Required task: Go through the material and pull out every line with the string "picture" in it.
━━━━
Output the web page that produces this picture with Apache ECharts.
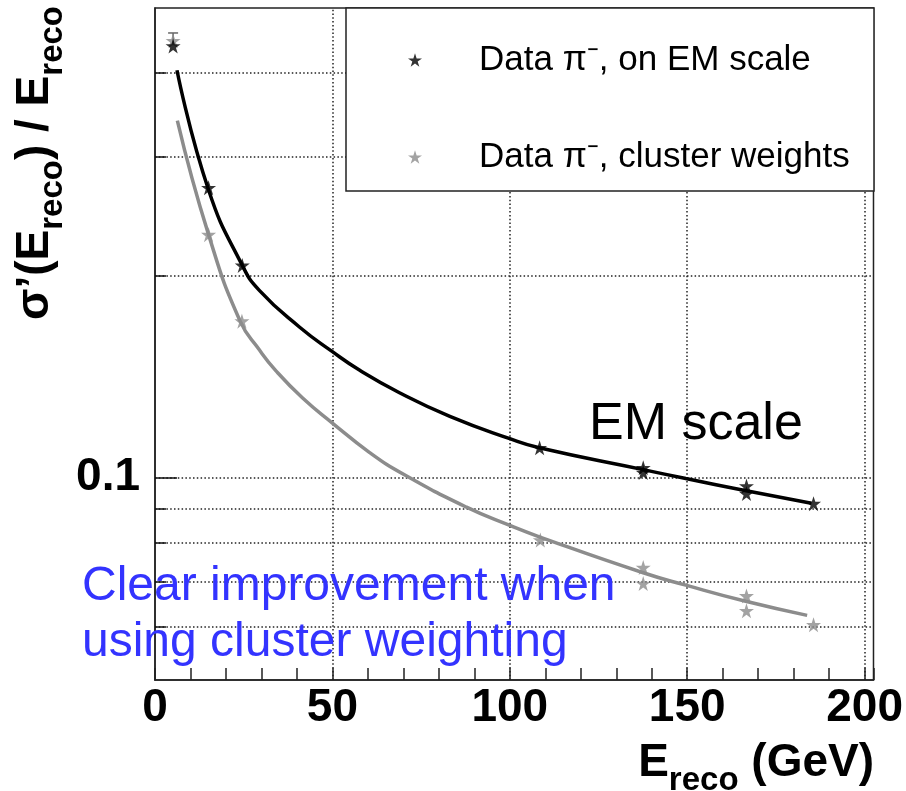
<!DOCTYPE html>
<html>
<head>
<meta charset="utf-8">
<script src="https://cdn.jsdelivr.net/npm/echarts@6/dist/echarts.min.js"></script>
<style>
html,body{margin:0;padding:0;background:#fff;}
#chart{width:906px;height:791px;}
</style>
</head>
<body>
<div id="chart"></div>
<script>
// ---- data ----
const emName = 'Data \u03c0\u207b, on EM scale';
const cwName = 'Data \u03c0\u207b, cluster weights';

// measured points (E_reco in GeV, relative resolution)
const emPointsE   = [5.1, 15.1, 24.6, 108.4, 137.6, 137.6, 166.7, 166.7, 185.6];
const emPointsRes = [0.439, 0.270, 0.207, 0.1108, 0.1035, 0.1018, 0.0972, 0.0947, 0.0915];
const cwPointsE   = [5.1, 15.1, 24.5, 108.6, 137.6, 137.6, 166.7, 166.7, 185.6];
const cwPointsRes = [0.447, 0.230, 0.171, 0.0808, 0.0735, 0.0696, 0.0667, 0.0634, 0.0604];

// fitted curves
const emFitE   = [6.2, 15.1, 24.6, 29.4, 40.7, 50, 57.6, 68.9, 83.1, 100, 108.3, 137.6, 149.6, 165.9, 185.0];
const emFitRes = [0.404, 0.268, 0.207, 0.190, 0.1676, 0.154, 0.1446, 0.1338, 0.1234, 0.1143, 0.1108, 0.1028, 0.0997, 0.0958, 0.0916];
const cwFitE   = [6.3, 15.1, 24.0, 29.4, 34.1, 41.6, 50, 60.5, 70.3, 87.8, 100, 108.5, 137.6, 149.6, 165.9, 183.8];
const cwFitRes = [0.340, 0.230, 0.171, 0.155, 0.1442, 0.1314, 0.1206, 0.1090, 0.1010, 0.0904, 0.0849, 0.0816, 0.0722, 0.0692, 0.0656, 0.0624];

// error bar on the first point
const errE    = [5.1];
const errLow  = [0.440];
const errHigh = [0.459];

// axes
const xMin = 0, xMax = 202.5, xStep = 10, xLabelStep = 50;
const yMin = 0.05, yMax = 0.5;
const yGridValues = [0.06, 0.07, 0.08, 0.09, 0.1, 0.2, 0.3, 0.4];
const yLabelValues = [0.1];
const xGridValues = [50, 100, 150, 200];

// ---- chart ----
const FONT = 'Liberation Sans, Arial, Helvetica, sans-serif';
const starPath = 'path://M50,0 L61.8,36.3 L100,36.3 L69.1,58.8 L80.9,95.1 L50,72.6 L19.1,95.1 L30.9,58.8 L0,36.3 L38.2,36.3 Z';
const zip = (a, b) => a.map((v, i) => [v, b[i]]);

const dotted = {color: '#222', width: 1.5, type: [1.5, 2.3]};
const gridLines = [];
yGridValues.forEach(v => gridLines.push({yAxis: v, lineStyle: dotted}));
xGridValues.forEach(v => gridLines.push({xAxis: v, lineStyle: dotted}));
const tickLines = yGridValues.map(v => {
  const major = yLabelValues.indexOf(v) >= 0;
  const item = [
    {coord: [xMin, v], lineStyle: {color: '#111', width: 1.5, type: 'solid'}},
    {coord: [major ? 6.2 : 3.1, v]}
  ];
  if (major) {
    item[0].label = {
      show: true, position: 'start', formatter: String(v), distance: 15,
      fontSize: 46, fontWeight: 'bold', fontFamily: FONT, color: '#000', padding: [8, 0, 0, 0]
    };
  }
  return item;
});

const chart = echarts.init(document.getElementById('chart'));
chart.setOption({
  animation: false,
  backgroundColor: '#fff',
  grid: {left: 155, right: 32, top: 8, bottom: 111, show: true, borderColor: '#222', borderWidth: 1.5, backgroundColor: 'transparent'},
  xAxis: {
    type: 'value', min: xMin, max: xMax, interval: xStep,
    axisLine: {show: true, lineStyle: {color: '#222', width: 1.5}},
    axisTick: {show: true, inside: true, length: 12, lineStyle: {color: '#222', width: 1.5}},
    splitLine: {show: false},
    axisLabel: {
      show: true, margin: 5, fontSize: 46, fontWeight: 'bold', fontFamily: FONT, color: '#000',
      formatter: v => (v % xLabelStep === 0 ? String(v) : '')
    }
  },
  yAxis: {
    type: 'log', logBase: 10, min: yMin, max: yMax,
    axisLine: {show: true, lineStyle: {color: '#222', width: 1.5}},
    axisTick: {show: false},
    axisLabel: {show: false},
    splitLine: {show: false}
  },
  legend: {
    data: [emName, cwName],
    orient: 'vertical', left: 403, top: 34, z: 11,
    itemWidth: 14, itemHeight: 14, itemGap: 55,
    icon: starPath,
    textStyle: {fontSize: 35, fontFamily: FONT, color: '#000', lineHeight: 42, padding: [0, 0, 0, 52]}
  },
  graphic: [
    {type: 'rect', z: 10, shape: {x: 346, y: 8, width: 528, height: 183},
     style: {fill: '#fff', stroke: '#222', lineWidth: 1.5}},
    {type: 'text', z: 12, x: 589, y: 425,
     style: {text: 'EM scale', fontSize: 52, fontFamily: FONT, fill: '#000', align: 'left', verticalAlign: 'middle'}},
    {type: 'text', z: 12, x: 82, y: 587,
     style: {text: 'Clear improvement when', fontSize: 48, fontFamily: FONT, fill: '#3333ff', align: 'left', verticalAlign: 'middle'}},
    {type: 'text', z: 12, x: 82, y: 643,
     style: {text: 'using cluster weighting', fontSize: 48, fontFamily: FONT, fill: '#3333ff', align: 'left', verticalAlign: 'middle'}},
    {type: 'text', z: 12, x: 874, y: 740,
     style: {
       text: '{b|E}{s|reco}{b| (GeV)}', align: 'right', verticalAlign: 'top',
       rich: {
         b: {fontSize: 46, fontWeight: 'bold', fontFamily: FONT, fill: '#000', color: '#000', lineHeight: 50, verticalAlign: 'top'},
         s: {fontSize: 33, fontWeight: 'bold', fontFamily: FONT, fill: '#000', color: '#000', lineHeight: 33, verticalAlign: 'top', padding: [24, 0, 0, 0]}
       }
     }},
    {type: 'text', z: 12, x: 12, y: 6, rotation: Math.PI / 2,
     style: {
       text: '{b|\u03c3\u2019(E}{s|reco}{b|) / E}{s|reco}', align: 'right', verticalAlign: 'top',
       rich: {
         b: {fontSize: 46, fontWeight: 'bold', fontFamily: FONT, fill: '#000', color: '#000', lineHeight: 50, verticalAlign: 'top'},
         s: {fontSize: 33, fontWeight: 'bold', fontFamily: FONT, fill: '#000', color: '#000', lineHeight: 33, verticalAlign: 'top', padding: [24, 0, 0, 0]}
       }
     }}
  ],
  series: [
    {
      name: 'cwFit', type: 'line', data: zip(cwFitE, cwFitRes), smooth: 0.5,
      symbol: 'none', silent: true, lineStyle: {color: '#8c8c8c', width: 3.5}, z: 6,
      markLine: {
        silent: true, symbol: 'none', animation: false, z: 3,
        label: {show: false},
        data: gridLines.concat(tickLines)
      }
    },
    {
      name: 'emFit', type: 'line', data: zip(emFitE, emFitRes), smooth: 0.5,
      symbol: 'none', silent: true, lineStyle: {color: '#000', width: 3.5}, z: 6
    },
    {
      name: cwName, type: 'scatter', data: zip(cwPointsE, cwPointsRes),
      symbol: starPath, symbolSize: 15, itemStyle: {color: '#8c8c8c'}, z: 7
    },
    {
      name: 'err', type: 'custom', z: 7, silent: true,
      data: errE.map((e, i) => [e, errLow[i], errHigh[i]]),
      renderItem: (params, api) => {
        const lo = api.coord([api.value(0), api.value(1)]);
        const hi = api.coord([api.value(0), api.value(2)]);
        return {type: 'group', children: [
          {type: 'line', shape: {x1: lo[0], y1: lo[1], x2: hi[0], y2: hi[1]}, style: {stroke: '#666', lineWidth: 1.5}},
          {type: 'line', shape: {x1: hi[0] - 5, y1: hi[1], x2: hi[0] + 5, y2: hi[1]}, style: {stroke: '#666', lineWidth: 1.5}}
        ]};
      }
    },
    {
      name: emName, type: 'scatter', data: zip(emPointsE, emPointsRes),
      symbol: starPath, symbolSize: 15, itemStyle: {color: '#000'}, z: 8
    }
  ]
});
</script>
</body>
</html>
━━━━
Expected answer:
Output the web page that produces this picture with Apache ECharts.

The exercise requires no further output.